Entertainment

HERE COMES THE CHIDE

I’VE had root canals that were more enjoyable than “Margot at the Wedding,” Noah Baumbach’s hugely pretentious, ugly and annoying follow-up to “The Squid and the Whale.”

I thought the earlier film was a tad overpraised, but it’s a masterpiece compared to “Margot,” a ham-fisted, faux French film peopled with the kind of self-absorbed literary neurotics you’d immediately flee from at a party.

Margot – overplayed by Nicole Kidman at her most actress-y – is a short-story writer who ruthlessly mines her own family for material (territory better covered by Woody Allen in “Deconstructing Harry”).
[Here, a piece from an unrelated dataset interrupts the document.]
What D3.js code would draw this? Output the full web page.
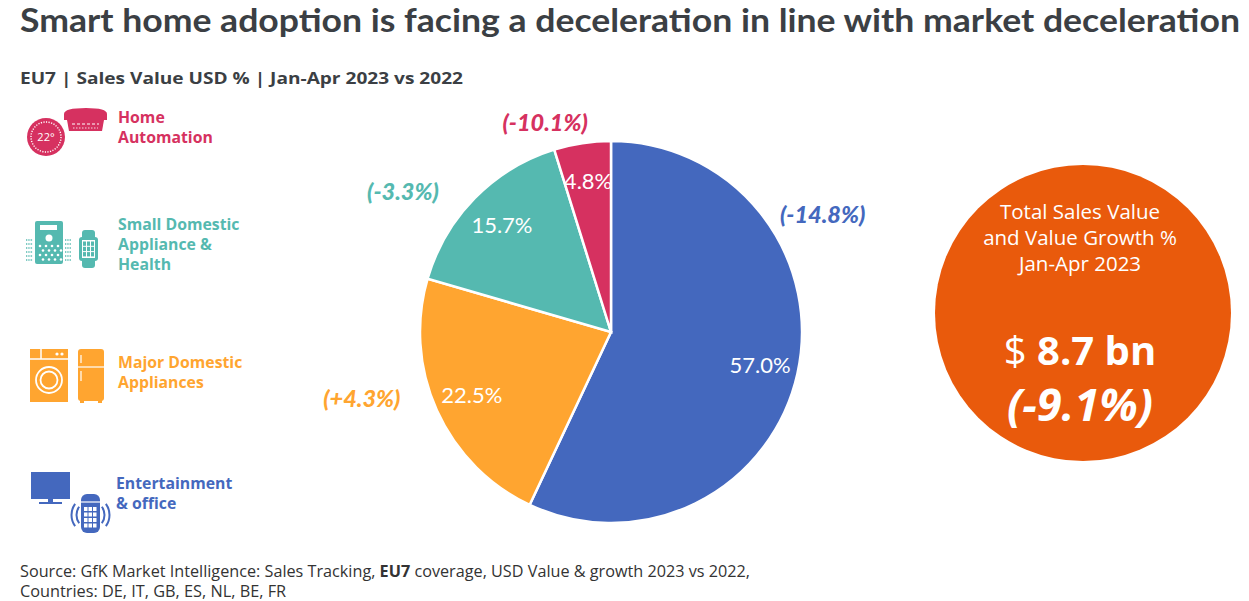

She arrives at her family’s desolate-looking East Coast compound for the wedding of her estranged sister, Pauline.

Accompanied by her mutely suffering, androgynous son (Zane Pais, apparently a stand-in for the director), Margot makes it clear to the pregnant and nearly as obnoxious Pauline (Jennifer Jason Leigh) that she disapproves of the bridegroom, a fat slacker named Malcolm (Jack Black).

The two sisters bicker incessantly and rehash their childhood – Margot sprinkled Pauline with paprika and shoved her into an oven when they were girls – and make fun of the working-class neighbors.

You can tell Kidman is the star because she gets to climb a tree – which Black subsequently cuts down onto the wedding tent – and cheats on her husband (John Turturro), who appears to be suffering even more than their son.

Poor Leigh (in real life, Baumbach’s wife) poops in her pants.

Like his sometimes collaborator Wes Anderson, Baumbach seems to be using his movies to endlessly work through his childhood traumas.

I’d be happier if they both found a good shrink and stopped subjecting us to navel-gazing bores like “The Darjeeling Limited” and “Margot at the Wedding.”

MARGOT AT THE WEDDING

Running time: 91 minutes. Rated R (profanity, sexuality). At the Lincoln Plaza and the Angelika.